There are many things about Moraga Bel Air that one can find striking: the quality of wines, the beauty of the estate, the fact that the vineyard is even in Bel Air, but perhaps it’s the unfailing consistency of quality that impresses us most. Year after year, Scott Rich creates wines that never disappoint – they always overdeliver even at high price points. “I have set processes that work and contribute to how the wines we make here are defined,” he says.

Moraga Bel Air Winemaker Scott Rich

He’s referring to methods like “picking everything on a flavor profile basis” and “co-fermenting of the white wines. “Imagine you’re making a stew and all the ingredients coalesce as they cook together, to create something new. Now imagine you cook all the ingredients separately and then put them together on the plate. The first method is going to create a better stew and a more individual profile,” explains Scott.

The red wine lots are fermented separately and blended prior to bottling. The red wine receives two years of bottle aging prior to release, which is plenty of time for the components to marry and integrate.

All the Sauvignon Blanc, which is Clone One*, is picked on the same day and rested on the lees. “It makes for a more complete and interesting wine,” say Scott. “We press everything here and oxidize like crazy, sort of the opposite of, say, a New Zealand-style Sauvignon Blanc,” he explains. One thinks Château Haut-Brion when tasting. In fact, according to Scott “The Chateau Haut-Brion team has been to visit Moraga Bel Air a couple of time and commented that Moraga’s white wine is stylistically and qualitatively similar to Haut-Brion Blanc.”

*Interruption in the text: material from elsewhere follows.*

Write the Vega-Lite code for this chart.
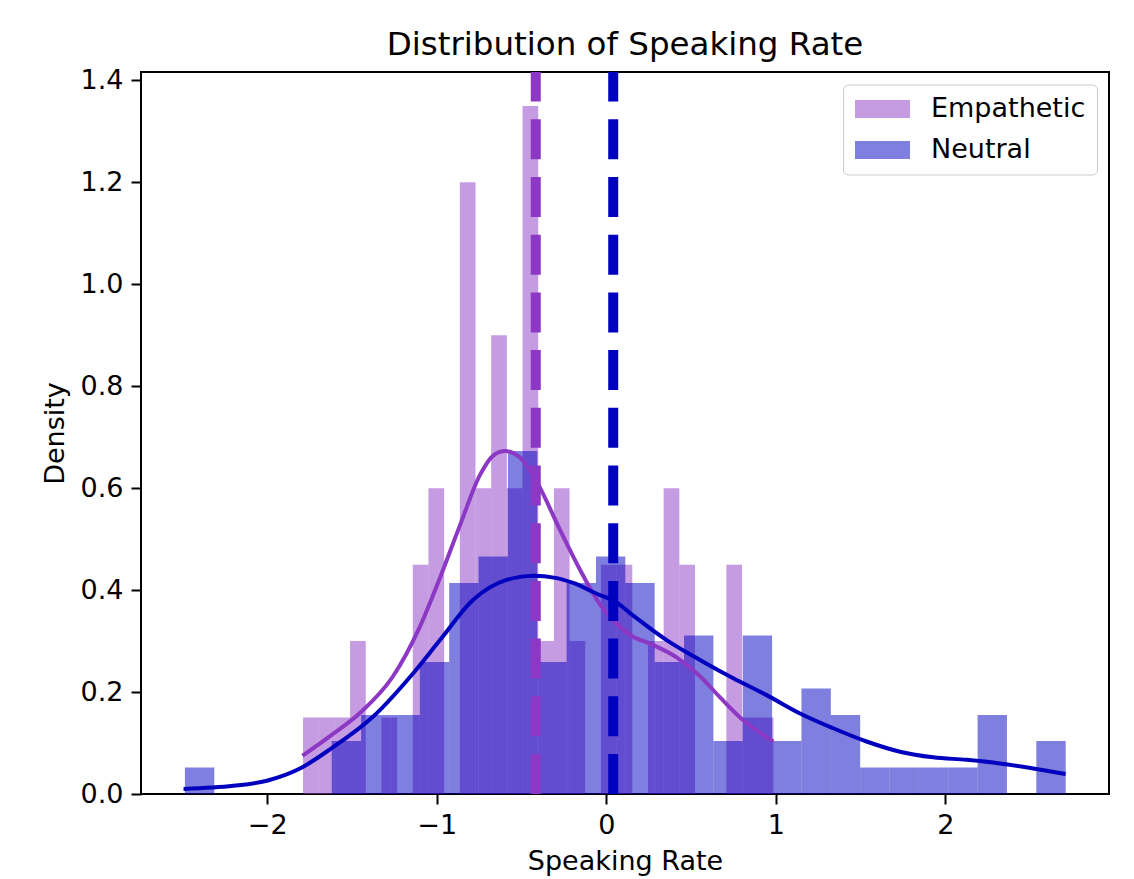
{
  "$schema": "https://vega.github.io/schema/vega-lite/v6.json",
  "width": 968,
  "height": 722,
  "autosize": {"type": "none"},
  "padding": {"left": 141, "top": 72, "right": 25, "bottom": 85},
  "background": "white",
  "title": {"text": "Distribution of Speaking Rate", "fontSize": 32.5, "font": "DejaVu Sans", "fontWeight": "normal", "color": "black", "anchor": "middle", "offset": 5},
  "datasets": {
    "bars": [
      {"group": "Empathetic", "x0": -1.789, "x1": -1.6965, "density": 0.15},
      {"group": "Empathetic", "x0": -1.6965, "x1": -1.604, "density": 0.15},
      {"group": "Empathetic", "x0": -1.604, "x1": -1.5115, "density": 0.15},
      {"group": "Empathetic", "x0": -1.5115, "x1": -1.419, "density": 0.30},
      {"group": "Empathetic", "x0": -1.3265, "x1": -1.234, "density": 0.15},
      {"group": "Empathetic", "x0": -1.1415, "x1": -1.049, "density": 0.45},
      {"group": "Empathetic", "x0": -1.049, "x1": -0.9565, "density": 0.60},
      {"group": "Empathetic", "x0": -0.864, "x1": -0.7715, "density": 1.20},
      {"group": "Empathetic", "x0": -0.7715, "x1": -0.679, "density": 0.60},
      {"group": "Empathetic", "x0": -0.679, "x1": -0.5865, "density": 0.90},
      {"group": "Empathetic", "x0": -0.5865, "x1": -0.494, "density": 0.60},
      {"group": "Empathetic", "x0": -0.494, "x1": -0.4015, "density": 1.35},
      {"group": "Empathetic", "x0": -0.4015, "x1": -0.309, "density": 0.30},
      {"group": "Empathetic", "x0": -0.309, "x1": -0.2165, "density": 0.60},
      {"group": "Empathetic", "x0": -0.2165, "x1": -0.124, "density": 0.30},
      {"group": "Empathetic", "x0": -0.0315, "x1": 0.061, "density": 0.45},
      {"group": "Empathetic", "x0": 0.061, "x1": 0.1535, "density": 0.45},
      {"group": "Empathetic", "x0": 0.246, "x1": 0.3385, "density": 0.30},
      {"group": "Empathetic", "x0": 0.3385, "x1": 0.431, "density": 0.60},
      {"group": "Empathetic", "x0": 0.431, "x1": 0.5235, "density": 0.45},
      {"group": "Empathetic", "x0": 0.7085, "x1": 0.801, "density": 0.45},
      {"group": "Empathetic", "x0": 0.801, "x1": 0.8935, "density": 0.15},
      {"group": "Empathetic", "x0": 0.8935, "x1": 0.986, "density": 0.15},
      {"group": "Neutral", "x0": -2.486, "x1": -2.3124, "density": 0.052},
      {"group": "Neutral", "x0": -1.6196, "x1": -1.4464, "density": 0.104},
      {"group": "Neutral", "x0": -1.4464, "x1": -1.2732, "density": 0.155},
      {"group": "Neutral", "x0": -1.2732, "x1": -1.1, "density": 0.155},
      {"group": "Neutral", "x0": -1.1, "x1": -0.9268, "density": 0.259},
      {"group": "Neutral", "x0": -0.9268, "x1": -0.7536, "density": 0.414},
      {"group": "Neutral", "x0": -0.7536, "x1": -0.5804, "density": 0.466},
      {"group": "Neutral", "x0": -0.5804, "x1": -0.4072, "density": 0.673},
      {"group": "Neutral", "x0": -0.4072, "x1": -0.234, "density": 0.259},
      {"group": "Neutral", "x0": -0.234, "x1": -0.0608, "density": 0.414},
      {"group": "Neutral", "x0": -0.0608, "x1": 0.1124, "density": 0.466},
      {"group": "Neutral", "x0": 0.1124, "x1": 0.2856, "density": 0.414},
      {"group": "Neutral", "x0": 0.2856, "x1": 0.4588, "density": 0.259},
      {"group": "Neutral", "x0": 0.4588, "x1": 0.632, "density": 0.311},
      {"group": "Neutral", "x0": 0.632, "x1": 0.8052, "density": 0.104},
      {"group": "Neutral", "x0": 0.8052, "x1": 0.9784, "density": 0.311},
      {"group": "Neutral", "x0": 0.9784, "x1": 1.1516, "density": 0.104},
      {"group": "Neutral", "x0": 1.1516, "x1": 1.3248, "density": 0.207},
      {"group": "Neutral", "x0": 1.3248, "x1": 1.498, "density": 0.155},
      {"group": "Neutral", "x0": 1.498, "x1": 1.6712, "density": 0.052},
      {"group": "Neutral", "x0": 1.6712, "x1": 1.8444, "density": 0.052},
      {"group": "Neutral", "x0": 1.8444, "x1": 2.0176, "density": 0.052},
      {"group": "Neutral", "x0": 2.0176, "x1": 2.1908, "density": 0.052},
      {"group": "Neutral", "x0": 2.1908, "x1": 2.364, "density": 0.155},
      {"group": "Neutral", "x0": 2.5372, "x1": 2.7104, "density": 0.104}
    ],
    "kdeEmp": [
      {"x": -1.792, "y": 0.075}, {"x": -1.62, "y": 0.116}, {"x": -1.45, "y": 0.16},
      {"x": -1.26, "y": 0.23}, {"x": -1.1, "y": 0.328}, {"x": -0.98, "y": 0.425},
      {"x": -0.86, "y": 0.53}, {"x": -0.745, "y": 0.626}, {"x": -0.667, "y": 0.664},
      {"x": -0.598, "y": 0.673}, {"x": -0.509, "y": 0.66}, {"x": -0.45, "y": 0.635},
      {"x": -0.39, "y": 0.6}, {"x": -0.273, "y": 0.518}, {"x": -0.155, "y": 0.44},
      {"x": -0.037, "y": 0.372}, {"x": 0.06, "y": 0.335}, {"x": 0.15, "y": 0.31},
      {"x": 0.258, "y": 0.295}, {"x": 0.415, "y": 0.268}, {"x": 0.55, "y": 0.232},
      {"x": 0.67, "y": 0.19}, {"x": 0.8, "y": 0.147}, {"x": 0.985, "y": 0.103}
    ],
    "kdeNeu": [
      {"x": -2.494, "y": 0.01}, {"x": -2.2, "y": 0.016}, {"x": -2.003, "y": 0.026},
      {"x": -1.807, "y": 0.05}, {"x": -1.62, "y": 0.09}, {"x": -1.375, "y": 0.152},
      {"x": -1.139, "y": 0.237}, {"x": -0.981, "y": 0.302}, {"x": -0.785, "y": 0.381},
      {"x": -0.588, "y": 0.42}, {"x": -0.431, "y": 0.428}, {"x": -0.3, "y": 0.424},
      {"x": -0.195, "y": 0.414}, {"x": -0.037, "y": 0.39}, {"x": 0.041, "y": 0.38},
      {"x": 0.159, "y": 0.35}, {"x": 0.356, "y": 0.302}, {"x": 0.553, "y": 0.263},
      {"x": 0.749, "y": 0.227}, {"x": 0.946, "y": 0.194}, {"x": 1.143, "y": 0.158},
      {"x": 1.339, "y": 0.129}, {"x": 1.536, "y": 0.103}, {"x": 1.733, "y": 0.083},
      {"x": 1.929, "y": 0.072}, {"x": 2.126, "y": 0.067}, {"x": 2.323, "y": 0.06},
      {"x": 2.519, "y": 0.05}, {"x": 2.71, "y": 0.039}
    ],
    "means": [
      {"group": "Empathetic", "mean": -0.416},
      {"group": "Neutral", "mean": 0.041}
    ]
  },
  "layer": [
    {
      "data": {"name": "bars"},
      "mark": {"type": "rect", "fillOpacity": 0.5, "strokeWidth": 0},
      "encoding": {
        "x": {"field": "x0", "type": "quantitative", "scale": {"domain": [-2.745, 2.966], "nice": false, "zero": false},
              "axis": {"title": "Speaking Rate", "values": [-2, -1, 0, 1, 2], "format": "d", "titlePadding": 10}},
        "x2": {"field": "x1"},
        "y": {"field": "density", "type": "quantitative", "scale": {"domain": [0, 1.4165], "nice": false, "zero": true},
              "axis": {"title": "Density", "values": [0, 0.2, 0.4, 0.6, 0.8, 1.0, 1.2, 1.4], "format": ".1f", "titlePadding": 11}},
        "y2": {"datum": 0},
        "color": {"field": "group", "type": "nominal",
                  "scale": {"domain": ["Empathetic", "Neutral"], "range": ["#8C38C4", "#0000BF"]},
                  "legend": {"title": null, "orient": "none", "legendX": 702, "legendY": 12.5,
                             "symbolType": "M-2.115,-0.692H2.115V0.692H-2.115Z", "symbolSize": 676, "symbolOffset": 15, "symbolOpacity": 0.5, "symbolStrokeWidth": 0,
                             "labelFont": "DejaVu Sans", "labelFontSize": 27, "labelColor": "black", "labelOffset": 35,
                             "rowPadding": 13, "padding": 11, "strokeColor": "#cccccc", "fillColor": "rgba(255,255,255,0.8)", "cornerRadius": 5}}
      }
    },
    {
      "data": {"name": "kdeEmp"},
      "mark": {"type": "line", "color": "#8C38C4", "strokeWidth": 4, "interpolate": "monotone"},
      "encoding": {"x": {"field": "x", "type": "quantitative"}, "y": {"field": "y", "type": "quantitative"}}
    },
    {
      "data": {"name": "kdeNeu"},
      "mark": {"type": "line", "color": "#0000BF", "strokeWidth": 4, "interpolate": "monotone"},
      "encoding": {"x": {"field": "x", "type": "quantitative"}, "y": {"field": "y", "type": "quantitative"}}
    },
    {
      "data": {"name": "means"},
      "mark": {"type": "rule", "strokeWidth": 10, "strokeDash": [40, 17.7]},
      "encoding": {
        "x": {"field": "mean", "type": "quantitative"},
        "y": {"datum": 0},
        "y2": {"datum": 1.4165},
        "stroke": {"field": "group", "type": "nominal", "scale": {"domain": ["Empathetic", "Neutral"], "range": ["#8C38C4", "#0000BF"]}, "legend": null}
      }
    }
  ],
  "resolve": {"scale": {"stroke": "independent"}},
  "config": {
    "view": {"stroke": "black", "strokeWidth": 2},
    "axis": {"grid": false, "domain": false, "tickColor": "black", "tickWidth": 2, "tickSize": 10,
             "labelFont": "DejaVu Sans", "labelFontSize": 27, "labelColor": "black", "labelPadding": 8,
             "titleFont": "DejaVu Sans", "titleFontSize": 27, "titleFontWeight": "normal", "titleColor": "black"}
  }
}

More than a few master sommeliers have been stumped by Moraga Bel Air, certain it’s a Bordeaux.  Much like its Bordeaux counterparts, Moraga Bel Air can sometimes be slow to come ‘round in development, but its longevity is even and steady.

Moraga Bel Air

“The oxidization of the Sauvignon Blanc juice contributes to a wine that will age better. No wine with shortcomings is going to fix itself in the bottle. Our wines start off balanced and they age that way. A balanced Ph, like in Bordeaux wines, is probably one of the things for which we are most well-known,” says Scott. “But mainly it’s the sense of place that shows throughout all our wines that has created our loyal following.”

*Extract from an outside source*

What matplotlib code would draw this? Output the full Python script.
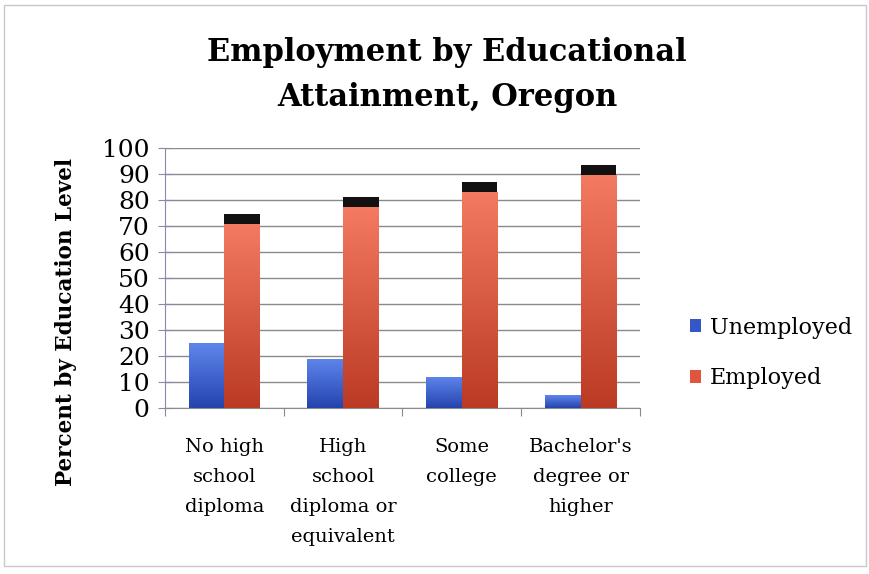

Eighty percent of the red grapes grown here are Cabernet Sauvignon, with Merlot accounting for 19% and Petit Verdot and Cabernet Franc making up about one percent between them. One hundred percent of the white grapes grown are Sauvignon Blanc. Scott uses stainless steel barrels 80% of the time and tops up with the 20% of wine stored in French oak. (For the Sauvignon Blanc, the wine lives in oak for only three weeks.) “Our winemaking is basic,” says Scott. “Getting all the basics right is not as common in this industry as you might think, so keeping it basic and right is our goal.”

We ask him bluntly though to pin down one key aphorism the winery employs to create wines that stun us every year: “We don’t make wines to please any particular person, trend or following. We make the best wines we can. We ignore what’s popular in consumer tastes and just do what’s right. When Rupert Murdoch took over our winery six years ago, he said ‘Keep doing what you’re doing’. I took that to heart, and it’s worked well for us so far.”

*Clone One: FPS 01, the Wente clone, was planted in the Livermore area in the 1880s, but it originally came from Chateau d’ Yquem in Bordeaux, France.